Jenny Whiteley (2000) review


From the extensive Fervor Coulee archives

J WhiteleyJenny Whiteley Jenny Whiteley Self-released (2000)

Jenny Whiteley is a treasure for roots music fans.

Her debut solo album is a recording of rare qualities. She successfully blends elements of traditional, hurting country with folk boldness and bluegrass virtuosity.

Whiteley was recently honoured at the Juno Awards for best roots/traditional solo recording, and for once the industry got it right.

The album begins with the depressing image of an outsider who “lives alone in the old family home” with “a dog that’ll chase you back down the road.” The tasteful playing of a band featuring her brother Dan on mandolin perfectly captures the spirit of a person caught up in his own self-fulfilling image.

Whiteley displays remarkable abilities for creating characters in a few well-crafted lines. The protagonist of “Lived It Up” reflects on a past where a “cheating heart has brought me the trouble I’ve found; I lived it up and I can’t live it down.”

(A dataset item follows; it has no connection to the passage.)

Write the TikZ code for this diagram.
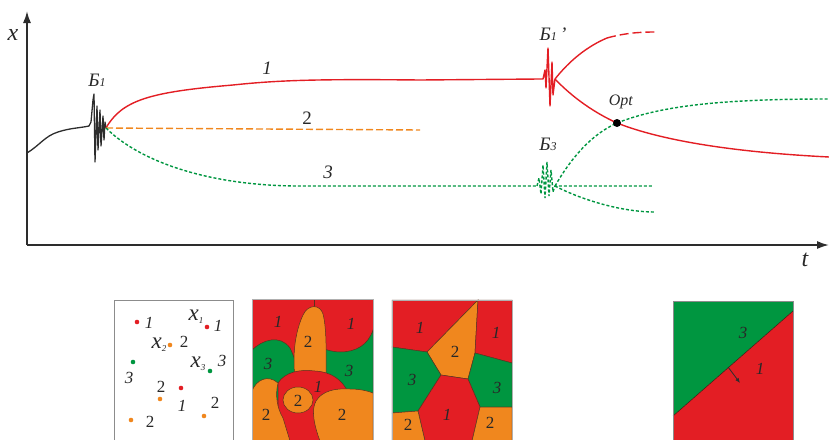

Equally comfortable assuming the roles of male and female characters, Whiteley, in both “Gloria” and “Train Goin’ West,” successfully captures the longing, bravado, and regret known to everyone.

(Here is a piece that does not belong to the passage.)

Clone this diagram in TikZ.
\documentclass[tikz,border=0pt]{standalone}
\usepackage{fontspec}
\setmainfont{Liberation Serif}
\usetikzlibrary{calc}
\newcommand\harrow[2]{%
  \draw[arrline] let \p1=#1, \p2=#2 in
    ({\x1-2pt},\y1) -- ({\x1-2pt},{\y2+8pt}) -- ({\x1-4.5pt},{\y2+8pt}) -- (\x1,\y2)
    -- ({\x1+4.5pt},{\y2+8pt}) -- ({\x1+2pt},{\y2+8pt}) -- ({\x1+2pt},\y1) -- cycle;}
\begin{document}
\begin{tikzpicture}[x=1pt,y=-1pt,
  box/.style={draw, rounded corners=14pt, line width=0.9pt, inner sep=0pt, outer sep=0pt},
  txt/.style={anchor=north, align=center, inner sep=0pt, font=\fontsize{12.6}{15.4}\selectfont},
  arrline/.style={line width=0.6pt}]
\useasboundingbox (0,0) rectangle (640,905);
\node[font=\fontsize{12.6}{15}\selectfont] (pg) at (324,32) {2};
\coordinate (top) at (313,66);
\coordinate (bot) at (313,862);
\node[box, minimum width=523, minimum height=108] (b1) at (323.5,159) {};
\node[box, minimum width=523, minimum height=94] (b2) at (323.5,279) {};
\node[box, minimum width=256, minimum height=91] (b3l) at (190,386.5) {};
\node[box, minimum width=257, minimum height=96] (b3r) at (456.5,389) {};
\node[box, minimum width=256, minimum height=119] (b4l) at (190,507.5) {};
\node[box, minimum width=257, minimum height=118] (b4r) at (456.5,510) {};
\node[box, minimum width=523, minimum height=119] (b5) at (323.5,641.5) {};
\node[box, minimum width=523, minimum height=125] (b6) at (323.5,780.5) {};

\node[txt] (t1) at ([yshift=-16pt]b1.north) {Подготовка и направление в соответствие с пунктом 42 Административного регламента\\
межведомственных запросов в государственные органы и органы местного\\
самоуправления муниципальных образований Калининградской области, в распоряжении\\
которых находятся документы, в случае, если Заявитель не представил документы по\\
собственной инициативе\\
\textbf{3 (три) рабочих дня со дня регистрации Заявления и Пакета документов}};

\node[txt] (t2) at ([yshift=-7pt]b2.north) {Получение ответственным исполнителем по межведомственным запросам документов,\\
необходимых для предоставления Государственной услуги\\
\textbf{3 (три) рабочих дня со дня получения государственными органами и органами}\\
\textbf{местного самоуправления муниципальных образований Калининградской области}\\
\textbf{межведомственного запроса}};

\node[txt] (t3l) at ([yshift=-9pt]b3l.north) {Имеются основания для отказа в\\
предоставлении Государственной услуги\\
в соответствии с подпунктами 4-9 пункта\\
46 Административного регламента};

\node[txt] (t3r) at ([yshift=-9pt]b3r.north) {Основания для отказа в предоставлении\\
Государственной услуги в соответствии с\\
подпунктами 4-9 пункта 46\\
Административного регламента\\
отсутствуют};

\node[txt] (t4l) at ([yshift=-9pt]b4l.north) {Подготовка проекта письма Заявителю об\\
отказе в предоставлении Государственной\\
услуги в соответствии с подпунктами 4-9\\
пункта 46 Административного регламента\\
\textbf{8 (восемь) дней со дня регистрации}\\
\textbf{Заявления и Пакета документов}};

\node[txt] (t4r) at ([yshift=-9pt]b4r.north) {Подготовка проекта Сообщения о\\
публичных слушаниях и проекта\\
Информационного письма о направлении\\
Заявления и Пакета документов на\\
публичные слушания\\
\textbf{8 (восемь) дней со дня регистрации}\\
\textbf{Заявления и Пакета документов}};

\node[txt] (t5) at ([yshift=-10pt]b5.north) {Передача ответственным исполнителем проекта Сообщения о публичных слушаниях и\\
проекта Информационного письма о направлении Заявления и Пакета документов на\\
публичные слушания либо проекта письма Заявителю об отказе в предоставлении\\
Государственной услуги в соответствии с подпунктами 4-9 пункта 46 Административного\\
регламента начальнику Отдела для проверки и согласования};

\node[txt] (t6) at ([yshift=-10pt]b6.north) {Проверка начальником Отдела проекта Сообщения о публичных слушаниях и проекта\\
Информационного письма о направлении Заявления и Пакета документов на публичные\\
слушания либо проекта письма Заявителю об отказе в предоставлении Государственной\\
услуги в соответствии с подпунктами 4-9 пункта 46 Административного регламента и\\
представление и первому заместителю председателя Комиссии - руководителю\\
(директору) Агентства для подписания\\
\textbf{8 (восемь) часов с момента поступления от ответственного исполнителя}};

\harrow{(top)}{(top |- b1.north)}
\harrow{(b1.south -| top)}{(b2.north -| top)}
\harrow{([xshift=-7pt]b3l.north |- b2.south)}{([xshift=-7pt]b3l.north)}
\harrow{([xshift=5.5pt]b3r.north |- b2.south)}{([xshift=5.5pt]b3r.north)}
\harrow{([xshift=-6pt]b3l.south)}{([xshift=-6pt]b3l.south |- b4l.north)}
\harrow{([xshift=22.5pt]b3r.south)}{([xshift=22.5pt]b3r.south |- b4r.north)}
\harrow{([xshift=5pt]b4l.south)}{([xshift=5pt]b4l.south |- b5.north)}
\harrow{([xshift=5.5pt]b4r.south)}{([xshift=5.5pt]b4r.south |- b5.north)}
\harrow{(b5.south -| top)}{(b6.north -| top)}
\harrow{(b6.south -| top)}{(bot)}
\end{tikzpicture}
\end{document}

Comprised largely of originals, these cuts stack up favourably with those written by Emmylou Harris for her recent Red Dirt Girl.

Whiteley has included three brilliant songs either written or co-written by Canadian alternative country legend Fred Eaglesmith. “Soda Machine,” from Eaglesmith’s Drive-In Movie album, has a stark, Cowboy Junkies sound emphasized by atmospheric acoustic bass. “’75” is simply a brilliant song waiting for a screenplay; Whiteley and her co-writers capture the exuberance and self assurance of teenagers while recognizing the inevitable folly of their confidence.

Jenny Whiteley is a major talent. Her Juno Award must help attract attention to the radio power brokers of this country. This is the most impressive collection of original material I’ve stumbled across in months.

(originally published March 16, 2001 Red Deer Advocate) Side note: This was the first album placed in my hand by an artist; I appreciated Jenny’s confidence in me at Wintergrass ’01, and continue to thank all artists who get music into my hands. Additional side note: Shortly after publishing this piece, I pitched a Jenny Whiteley mini-feature to No Depression. Check their website. Can’t find it? Yes, it was rejected.